Minnesota is not just a great place to live and study but also a place with a fascinating history and many historical landmarks.

Minnesota became the 32nd state in the United States on May 11, 1858. Over the course of the decades that followed Minnesota has been the stage for cultural development, technological advancement and the home of great leaders. It is where the first successful open heart surgery was completed, it was at the forefront of America’s industrial development, and it is/was the home of leaders in culture, business and the sporting world.

F. Scott Fitzgerald (author), Roger Maris (athlete), Bob Dylan (musician), Josh Hartnett (actor), Judy Garland (actress), Lindsey Vonn (Olympic gold-midlist in skiing), Laura Ingalls Wilder (author), Greg LeMond (winner of the Tour de France), Charles Lindberg (aviator), Joel and Ethan Cohen (film directors), Walter Mondale (politician and former US Vice President), the Mayo brothers (physicians and founders of the Mayo Clinic) and Prince (musician) are all native Minnesotans.
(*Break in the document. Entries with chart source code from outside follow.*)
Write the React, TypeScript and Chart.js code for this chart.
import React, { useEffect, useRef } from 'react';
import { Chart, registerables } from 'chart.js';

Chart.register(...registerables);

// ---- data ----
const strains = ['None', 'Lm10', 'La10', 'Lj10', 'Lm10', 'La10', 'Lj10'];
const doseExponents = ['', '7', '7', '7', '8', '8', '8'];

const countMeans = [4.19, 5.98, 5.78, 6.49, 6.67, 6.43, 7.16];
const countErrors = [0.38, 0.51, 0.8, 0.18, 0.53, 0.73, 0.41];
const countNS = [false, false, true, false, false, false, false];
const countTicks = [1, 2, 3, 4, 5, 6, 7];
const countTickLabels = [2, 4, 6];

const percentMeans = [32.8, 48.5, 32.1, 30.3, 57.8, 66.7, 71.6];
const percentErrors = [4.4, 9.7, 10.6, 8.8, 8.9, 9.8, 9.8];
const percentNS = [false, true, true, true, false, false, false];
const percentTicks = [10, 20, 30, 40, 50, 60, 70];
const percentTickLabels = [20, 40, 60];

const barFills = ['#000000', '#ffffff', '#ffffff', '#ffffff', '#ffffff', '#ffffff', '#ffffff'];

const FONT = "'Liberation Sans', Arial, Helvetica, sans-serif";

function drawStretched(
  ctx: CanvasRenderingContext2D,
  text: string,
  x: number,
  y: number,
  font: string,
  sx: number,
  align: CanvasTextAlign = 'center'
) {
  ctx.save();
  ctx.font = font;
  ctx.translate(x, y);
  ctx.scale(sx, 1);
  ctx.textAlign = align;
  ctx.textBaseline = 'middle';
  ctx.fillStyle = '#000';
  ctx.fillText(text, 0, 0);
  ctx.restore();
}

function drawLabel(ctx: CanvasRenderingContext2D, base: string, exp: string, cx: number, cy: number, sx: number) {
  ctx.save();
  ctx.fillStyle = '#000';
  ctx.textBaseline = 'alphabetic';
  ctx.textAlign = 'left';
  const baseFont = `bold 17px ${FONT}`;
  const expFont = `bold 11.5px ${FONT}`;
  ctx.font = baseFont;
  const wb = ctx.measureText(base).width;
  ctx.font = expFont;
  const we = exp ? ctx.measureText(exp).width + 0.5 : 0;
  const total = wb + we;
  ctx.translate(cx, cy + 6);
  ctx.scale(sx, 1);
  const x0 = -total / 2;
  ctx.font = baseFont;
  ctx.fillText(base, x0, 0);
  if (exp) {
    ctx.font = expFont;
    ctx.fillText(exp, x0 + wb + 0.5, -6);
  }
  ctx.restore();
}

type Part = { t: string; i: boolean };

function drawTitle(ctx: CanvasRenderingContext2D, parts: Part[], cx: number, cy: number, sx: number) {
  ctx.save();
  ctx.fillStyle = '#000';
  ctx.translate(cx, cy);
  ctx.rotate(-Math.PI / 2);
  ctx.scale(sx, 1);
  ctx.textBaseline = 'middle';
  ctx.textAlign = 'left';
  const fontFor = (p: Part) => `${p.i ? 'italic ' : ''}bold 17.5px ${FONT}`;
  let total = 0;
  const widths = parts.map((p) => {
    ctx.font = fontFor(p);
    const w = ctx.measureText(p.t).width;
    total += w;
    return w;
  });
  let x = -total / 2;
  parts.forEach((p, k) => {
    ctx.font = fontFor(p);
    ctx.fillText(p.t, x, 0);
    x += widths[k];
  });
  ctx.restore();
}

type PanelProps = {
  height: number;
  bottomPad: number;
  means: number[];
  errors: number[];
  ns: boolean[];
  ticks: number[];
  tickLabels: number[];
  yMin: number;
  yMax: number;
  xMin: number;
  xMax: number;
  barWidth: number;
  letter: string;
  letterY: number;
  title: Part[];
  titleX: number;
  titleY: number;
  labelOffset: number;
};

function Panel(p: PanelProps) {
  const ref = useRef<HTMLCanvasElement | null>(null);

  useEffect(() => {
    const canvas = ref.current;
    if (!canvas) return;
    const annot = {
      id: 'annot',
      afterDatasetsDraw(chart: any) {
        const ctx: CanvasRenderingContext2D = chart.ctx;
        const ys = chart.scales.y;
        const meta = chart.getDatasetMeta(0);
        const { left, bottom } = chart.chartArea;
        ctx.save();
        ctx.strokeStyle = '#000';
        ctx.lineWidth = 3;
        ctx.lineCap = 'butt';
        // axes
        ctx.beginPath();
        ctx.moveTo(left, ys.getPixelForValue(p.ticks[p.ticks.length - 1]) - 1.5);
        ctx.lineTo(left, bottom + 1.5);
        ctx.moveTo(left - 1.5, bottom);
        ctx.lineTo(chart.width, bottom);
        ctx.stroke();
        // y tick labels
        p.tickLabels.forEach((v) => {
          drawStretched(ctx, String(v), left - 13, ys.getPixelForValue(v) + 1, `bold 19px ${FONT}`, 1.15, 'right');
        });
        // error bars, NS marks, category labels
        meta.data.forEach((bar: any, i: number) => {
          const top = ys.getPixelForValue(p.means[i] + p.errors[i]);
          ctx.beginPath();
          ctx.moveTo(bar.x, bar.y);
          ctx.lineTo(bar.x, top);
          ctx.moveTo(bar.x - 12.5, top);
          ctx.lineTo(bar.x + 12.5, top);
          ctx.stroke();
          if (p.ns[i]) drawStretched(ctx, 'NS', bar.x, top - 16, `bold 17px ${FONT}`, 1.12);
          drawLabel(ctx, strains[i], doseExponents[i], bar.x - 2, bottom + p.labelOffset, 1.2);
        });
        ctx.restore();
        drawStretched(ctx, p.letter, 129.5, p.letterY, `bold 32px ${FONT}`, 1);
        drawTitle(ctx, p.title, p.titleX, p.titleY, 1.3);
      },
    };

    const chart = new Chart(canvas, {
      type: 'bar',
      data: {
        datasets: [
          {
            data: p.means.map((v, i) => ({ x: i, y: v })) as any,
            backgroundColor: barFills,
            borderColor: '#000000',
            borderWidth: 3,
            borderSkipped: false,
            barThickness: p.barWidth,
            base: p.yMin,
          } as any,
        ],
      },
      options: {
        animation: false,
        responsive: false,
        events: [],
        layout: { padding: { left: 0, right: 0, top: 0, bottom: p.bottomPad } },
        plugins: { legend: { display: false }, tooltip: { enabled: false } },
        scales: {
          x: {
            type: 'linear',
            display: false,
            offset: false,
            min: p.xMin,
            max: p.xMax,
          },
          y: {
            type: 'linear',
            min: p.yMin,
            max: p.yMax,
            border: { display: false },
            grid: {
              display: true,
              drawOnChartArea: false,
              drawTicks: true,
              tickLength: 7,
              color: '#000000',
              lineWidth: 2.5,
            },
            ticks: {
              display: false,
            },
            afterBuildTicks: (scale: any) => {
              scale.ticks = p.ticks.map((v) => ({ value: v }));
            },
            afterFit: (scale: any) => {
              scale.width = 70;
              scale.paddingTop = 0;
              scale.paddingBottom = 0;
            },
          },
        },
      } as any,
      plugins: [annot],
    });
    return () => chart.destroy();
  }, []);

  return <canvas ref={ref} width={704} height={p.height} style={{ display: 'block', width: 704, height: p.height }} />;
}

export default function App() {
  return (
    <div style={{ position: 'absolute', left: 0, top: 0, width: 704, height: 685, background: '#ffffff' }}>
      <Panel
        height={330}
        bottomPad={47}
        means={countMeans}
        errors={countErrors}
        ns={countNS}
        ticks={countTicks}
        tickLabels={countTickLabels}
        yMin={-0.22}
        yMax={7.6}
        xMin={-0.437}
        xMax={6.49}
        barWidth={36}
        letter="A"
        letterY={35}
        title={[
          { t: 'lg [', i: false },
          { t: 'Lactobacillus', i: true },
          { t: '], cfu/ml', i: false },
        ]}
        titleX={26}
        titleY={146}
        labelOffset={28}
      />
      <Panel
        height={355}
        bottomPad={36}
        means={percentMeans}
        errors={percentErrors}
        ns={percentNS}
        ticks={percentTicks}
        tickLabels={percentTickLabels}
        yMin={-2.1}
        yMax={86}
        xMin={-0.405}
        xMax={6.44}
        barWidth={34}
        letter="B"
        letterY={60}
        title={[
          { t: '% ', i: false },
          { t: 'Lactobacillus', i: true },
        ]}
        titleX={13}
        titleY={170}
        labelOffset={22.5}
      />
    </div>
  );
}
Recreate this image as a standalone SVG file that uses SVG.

As you will see during your studies at Minnesota, we are a state with a colorful past and a bright future.

Minnesota Historical Places

Minnesota History Center

An interactive museum with both permanent and changing exhibits, the Minnesota History Center hosts concerts, lectures, family days and other special events throughout the year. The building is also home to the Minnesota Historical Society library and archives, a research destination for schoolchildren, family historians and academics.”

James J. Hill House

Rugged stone, massive scale, fine detail and ingenious mechanical systems recall the powerful presence of James J. Hill, builder of the Great Northern Railway. Guides lead tours that help you imagine family and servant life in the Gilded Age mansion, the setting of the public and private lives of the Hill family. Visit the James J. Hill House.

Mill City Museum

Built into the ruins of what was once the world’s largest flour mill, Mill City Museum is located on the historic Mississippi Riverfront. Here, visitors of all ages learn about the intertwined histories of the flour industry, the river, and the city of Minneapolis.

Split Rock Lighthouse

Shipwrecks from a mighty 1905 November gale prompted this rugged landmark’s construction. Completed by the U.S. Lighthouse Service in 1910, Split Rock Light Station was soon one of Minnesota’s best known landmarks. Restored to its 1920s appearance, the lighthouse offers a glimpse of lighthouse life in this remote and spectacular setting.

Historic Fort Snelling

Built in the early 1820s, Historic Fort Snelling is a great place to learn about military history from before the Civil War through World War II, fur trade history, slavery in Minnesota, the U.S.-Dakota War of 1862, and much more! Its location – at the junction of the Minnesota and Mississippi Rivers – has been significant for centuries to many American Indian communities.